I vincitori sono i team che hanno convinto la giuria riguardo alla loro proposta. Uso la parola convincere perchè In Italia molto spesso gli hackathon danno molta importanza al “pitch”, ovvero una presentazione della durata generalmente di 3 minuti.

Le presentazioni vengono discusse secondo un ordine simile a questo:

  1. Problema e contesto
  2. Soluzione 
  3. mercato di riferimento
  4. Proposta di valore
  5. Esempio pratico (demo)
  6. Team 

I partecipanti che convincono la giuria hanno modo di vincere premi in denaro, in buoni amazon nonché incrementare la rete professionale e conoscere nuove persone guidate da passioni.
I ragazzi, con due giornate di inventiva percepiscono rimborsi spese sotto forma di pasti – molto spesso li si fa alloggiare in tende presso la location dell’evento. I team più meritevoli vincono premi in denaro, si divertono, mettono in gioco le proprie skills. 
Dall’altra parte le aziende si fanno conoscere, trovano forza lavoro (quasi) gratuita ma soprattutto hanno numerosissime nuove idee proposte dai più giovani indipendenti dalla forma mentis dell’azienda. 

Dopo l’hackathon

A seguito delle competizioni generalmente vengono erogati i premi in circa 30-60 giorni. Al di là del premio, è importante però che si passi all’implementazione o assimiliazione dell’idea nei contesti aziendali. Purtroppo, queste fasi spesso non accadono: i progetti vengono abbandonati, o peggio si avvia una fase di sfruttamento dell’idea senza coinvolgere chi ne detiene la paternità. 

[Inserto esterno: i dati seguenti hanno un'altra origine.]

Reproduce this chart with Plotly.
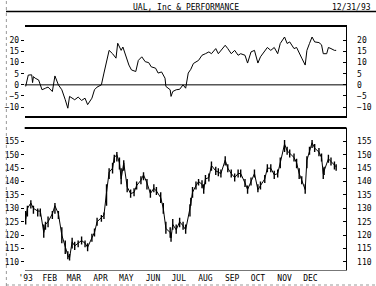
import plotly.graph_objects as go
import pandas as pd

# ---------------- data ----------------
start = "1993-01-04"
perf_day = [0, 3, 7, 8, 9, 11, 15, 19, 23, 26, 31, 34, 38, 42, 46, 48, 49, 51, 54, 57,
            61, 65, 69, 72, 77, 80, 83, 88, 91, 94, 97, 101, 105, 107, 111, 113, 117, 120, 123, 128,
            131, 135, 139, 143, 146, 151, 154, 158, 162, 163, 168, 169, 171, 175, 179, 183, 186, 189, 192, 195,
            201, 205, 209, 213, 216, 221, 224, 227, 232, 235, 239, 243, 247, 250, 255, 258, 262, 266, 270, 273,
            278, 281, 285, 289, 293, 296, 301, 304, 307, 312, 315, 318, 321, 325, 327, 330, 333, 336, 341, 344,
            346, 350, 352, 355, 359, 361]
perf_val = [-0.7, 4.4, 4.5, 1, 3.7, 3, 2.2, -2.2, -1.5, -1, -3, 4, 0, -2.2, -6.7, -9.6, -10.5, -5.2, -6, -6.7,
            -5.5, -7, -6, -8.9, -6, -2.2, -1, 0, 5.3, 11, 15.5, 14, 12, 18.7, 15.5, 17, 12, 8.9, 6.7, 6,
            11, 12.6, 10.4, 10, 8.1, 7.5, 5.3, 5.8, 3, -0.7, -2.2, -5.2, -3, -2.2, -2, 0, -1.5, 5.3, 7, 9.6,
            11, 13.3, 14, 14.8, 14, 16.3, 14, 15.5, 17.8, 16.3, 14, 15.5, 13.3, 14, 13.3, 9.8, 14.8, 15.5, 9.8, 12.6,
            15.5, 16.8, 15.5, 16.8, 14, 18.6, 21.5, 18.6, 19.3, 16.3, 16.8, 14, 12, 8.9, 15.5, 18.6, 21.5, 19.3, 19, 18,
            14, 14, 16.8, 16.3, 15.5, 15.5]

price_day = [0, 2, 6, 9, 14, 17, 21, 23, 26, 31, 34, 38, 42, 46, 49, 51, 54, 57, 61, 65,
             69, 72, 77, 80, 83, 88, 91, 94, 97, 101, 103, 106, 109, 111, 114, 118, 122, 126, 129, 134,
             137, 141, 145, 149, 152, 157, 160, 163, 168, 169, 171, 175, 179, 183, 186, 191, 192, 194, 198, 201,
             205, 207, 209, 213, 216, 221, 224, 227, 232, 235, 239, 243, 247, 250, 255, 258, 262, 266, 270, 273,
             278, 281, 285, 289, 293, 296, 301, 304, 307, 312, 315, 318, 321, 325, 327, 330, 333, 336, 341, 344,
             346, 347, 352, 355, 359, 361]
price_close = [126, 130, 132, 130, 129, 129, 121, 124, 125, 128,
               131, 128, 120, 116, 112.5, 111.5, 117.5, 116, 117, 118,
               117, 115.5, 119, 121, 125, 126.5, 127.5, 136, 143.5, 145,
               149, 150, 147, 141, 147, 138, 135.5, 136, 138.5, 140.5,
               142.5, 139.5, 135.5, 137.5, 136.5, 134, 130, 122.5, 121, 119,
               124, 122, 125, 123.5, 122, 130, 132.5, 136, 138.5, 140,
               139, 137, 141, 141.5, 146, 144, 143.5, 143, 148, 145,
               143, 141.5, 143, 143, 139.5, 137, 140, 143, 137, 138.5,
               141, 145, 145, 142.5, 143, 147, 154, 151.5, 150.5, 149,
               147, 143, 140.5, 137, 148, 151.5, 154.5, 152.5, 151, 149,
               143, 144, 148.5, 147.5, 146, 145.5]
price_high = [129, 131, 133, 131, 130, 130, 124, 125, 127, 129,
              132, 129, 123, 118, 114, 113, 119, 117.5, 118, 119.5,
              118, 117, 120.5, 122.5, 126.5, 127.5, 128.5, 139, 145, 147,
              150, 151, 149, 145, 148, 141, 137, 137.5, 140, 142,
              143.5, 141, 137, 139, 138, 136, 132, 125, 123, 121,
              126, 124, 126.5, 125, 124, 131.5, 134, 138, 140, 141,
              140.5, 139, 142.5, 143, 147.5, 145.5, 145, 144.5, 149.5, 146.5,
              144.5, 143, 144.5, 144.5, 141, 138.5, 141.5, 144.5, 139, 140,
              142.5, 146.5, 146.5, 144, 144.5, 149, 155.5, 153, 152, 150.5,
              148.5, 145, 142, 139, 149.5, 153, 155.5, 154, 152.5, 150.5,
              145, 145.5, 150, 149, 147.5, 146.5]
price_low = [124, 127, 130, 128, 127, 127, 119, 122, 123, 126,
             128, 126, 117, 113, 111, 110.5, 115, 114.5, 115.5, 116.5,
             115.5, 114, 117.5, 119.5, 123.5, 125, 126, 131, 141, 143,
             147, 147.5, 144.5, 139, 144, 136, 134, 134.5, 137, 139,
             140.5, 137, 134, 136, 135, 132, 128, 120.5, 119, 117.5,
             122, 120.5, 123, 122, 120.5, 127, 131, 134, 137, 138.5,
             137.5, 135.5, 139, 140, 144, 142.5, 142, 141.5, 146, 143.5,
             141.5, 140, 141.5, 141.5, 138, 135.5, 138.5, 141.5, 136, 137,
             139.5, 143.5, 143.5, 141, 141.5, 145, 151, 150, 149, 147.5,
             145, 141, 139, 135.5, 145, 150, 152.5, 151, 149.5, 147.5,
             141, 142.5, 147, 146, 144.5, 144]

month_ticks = ["1993-01-04", "1993-02-01", "1993-03-01", "1993-04-01", "1993-05-01", "1993-06-01",
               "1993-07-01", "1993-08-01", "1993-09-01", "1993-10-01", "1993-11-01", "1993-12-01"]
month_labels = ["'93", "FEB", "MAR", "APR", "MAY", "JUN", "JUL", "AUG", "SEP", "OCT", "NOV", "DEC"]
perf_ticks = [20, 15, 10, 5, 0, -5, -10]
price_ticks = [155, 150, 145, 140, 135, 130, 125, 120, 115, 110]

title_text = "UAL, Inc & PERFORMANCE"
date_text = "12/31/93"

# ---------------- figure ----------------
t0 = pd.Timestamp(start)
perf_x = [t0 + pd.Timedelta(days=d) for d in perf_day]
price_x = [t0 + pd.Timedelta(days=d) for d in price_day]

FONT = "DejaVu Sans Mono"
fig = go.Figure()
fig.add_trace(go.Scatter(x=perf_x, y=perf_val, mode="lines",
                         line=dict(color="black", width=1), xaxis="x", yaxis="y"))
# daily bars: close path plus high-low bars
fig.add_trace(go.Scatter(x=price_x, y=price_close, mode="lines",
                         line=dict(color="black", width=1), xaxis="x2", yaxis="y3", hoverinfo="skip"))
fig.add_trace(go.Ohlc(x=price_x, open=price_close, high=price_high, low=price_low, close=price_close,
                      increasing=dict(line=dict(color="black", width=1.4)),
                      decreasing=dict(line=dict(color="black", width=1.4)),
                      tickwidth=0.3, xaxis="x2", yaxis="y3"))

xr = ["1993-01-02 20:00", "1994-01-12 00:00"]
dom_x = [19 / 376, 346 / 376]
dom_top = [1 - 116 / 286, 1 - 27 / 286]
dom_bot = [1 - 270 / 286, 1 - 128 / 286]
tf = dict(family=FONT, size=8, color="black")

common_y = dict(showgrid=False, zeroline=False, tickfont=tf, ticklen=3, tickwidth=1, tickcolor="black")
fig.update_layout(
    width=376, height=286, margin=dict(l=0, r=0, t=0, b=0),
    paper_bgcolor="white", plot_bgcolor="white", showlegend=False,
    xaxis=dict(domain=dom_x, range=xr, type="date", anchor="y", showticklabels=False, ticks="",
               showgrid=False, zeroline=False, showline=True, linecolor="black", linewidth=2, mirror=True),
    xaxis2=dict(domain=dom_x, range=xr, type="date", anchor="y3", showgrid=False, zeroline=False,
                tickmode="array", tickvals=month_ticks, ticktext=month_labels, tickfont=tf, ticks="",
                showline=True, linecolor="#777777", linewidth=1, rangeslider=dict(visible=False)),
    yaxis=dict(domain=dom_top, range=[-14, 26], anchor="x", tickvals=perf_ticks, ticks="outside", **common_y),
    yaxis2=dict(domain=dom_top, range=[-14, 26], anchor="x", overlaying="y", side="right", tickvals=perf_ticks,
                ticks="inside", ticklabelstandoff=8, showline=True, linecolor="black", linewidth=1, **common_y),
    yaxis3=dict(domain=dom_bot, range=[107, 160], anchor="x2", tickvals=price_ticks, ticks="outside", **common_y),
    yaxis4=dict(domain=dom_bot, range=[107, 160], anchor="x2", overlaying="y3", side="right", tickvals=price_ticks,
                ticks="inside", ticklabelstandoff=8, showline=True, linecolor="black", linewidth=1, **common_y),
)
# dummy traces to activate the right axes
fig.add_trace(go.Scatter(x=[perf_x[0]], y=[perf_val[0]], mode="markers", marker=dict(opacity=0),
                         xaxis="x", yaxis="y2", hoverinfo="skip"))
fig.add_trace(go.Scatter(x=[price_x[0]], y=[price_close[0]], mode="markers", marker=dict(opacity=0),
                         xaxis="x2", yaxis="y4", hoverinfo="skip"))

# zero line in top panel
fig.add_shape(type="line", xref="x domain", yref="y", x0=0, x1=1, y0=0, y1=0,
              line=dict(color="black", width=1))
# thick top border of lower panel
fig.add_shape(type="line", xref="x2 domain", yref="y3 domain", x0=0, x1=1, y0=1, y1=1,
              line=dict(color="black", width=2))
# header rule
fig.add_shape(type="line", xref="paper", yref="paper", x0=0, x1=1, y0=1 - 11.5 / 286, y1=1 - 11.5 / 286,
              line=dict(color="black", width=1.5))
# left and bottom dotted frame
fig.add_shape(type="line", xref="paper", yref="paper", x0=0.001, x1=0.001, y0=0, y1=1,
              line=dict(color="#999999", width=1, dash="dot"))
fig.add_shape(type="line", xref="paper", yref="paper", x0=0, x1=1, y0=1 / 286, y1=1 / 286,
              line=dict(color="#999999", width=1, dash="dot"))

fig.add_annotation(text=title_text, xref="paper", yref="paper", x=183 / 376, y=1 - 1 / 286,
                   xanchor="center", yanchor="top", showarrow=False, font=tf)
fig.add_annotation(text=date_text, xref="paper", yref="paper", x=373 / 376, y=1 - 1 / 286,
                   xanchor="right", yanchor="top", showarrow=False, font=tf)

fig.write_html("out.html")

Queste imprese vendono il sogno dell’auto-miglioramento attraverso la tecnologia, qualcosa a cui le aziende vogliono essere associate a prescindere da qualsiasi beneficio immediato per i loro profitti. In quanto simboli dell’innovazione, è improbabile che miglioreranno efficacemente.

Nella mia esperienza di partecipazione in numerosi hackathon, solo con pochissime aziende è stato avviato un percorso di innovazione strutturato. 
In queste società ho trovato persone predisposte all’ascolto e desiderose di aprire le porte per rendere pratiche le idee scaturite dagli hackathon. 
Se l’innovazione deve essere aperta, anche le menti dietro alle società devono essere aperte alla contaminazione e lo scambio di competenze reciproche.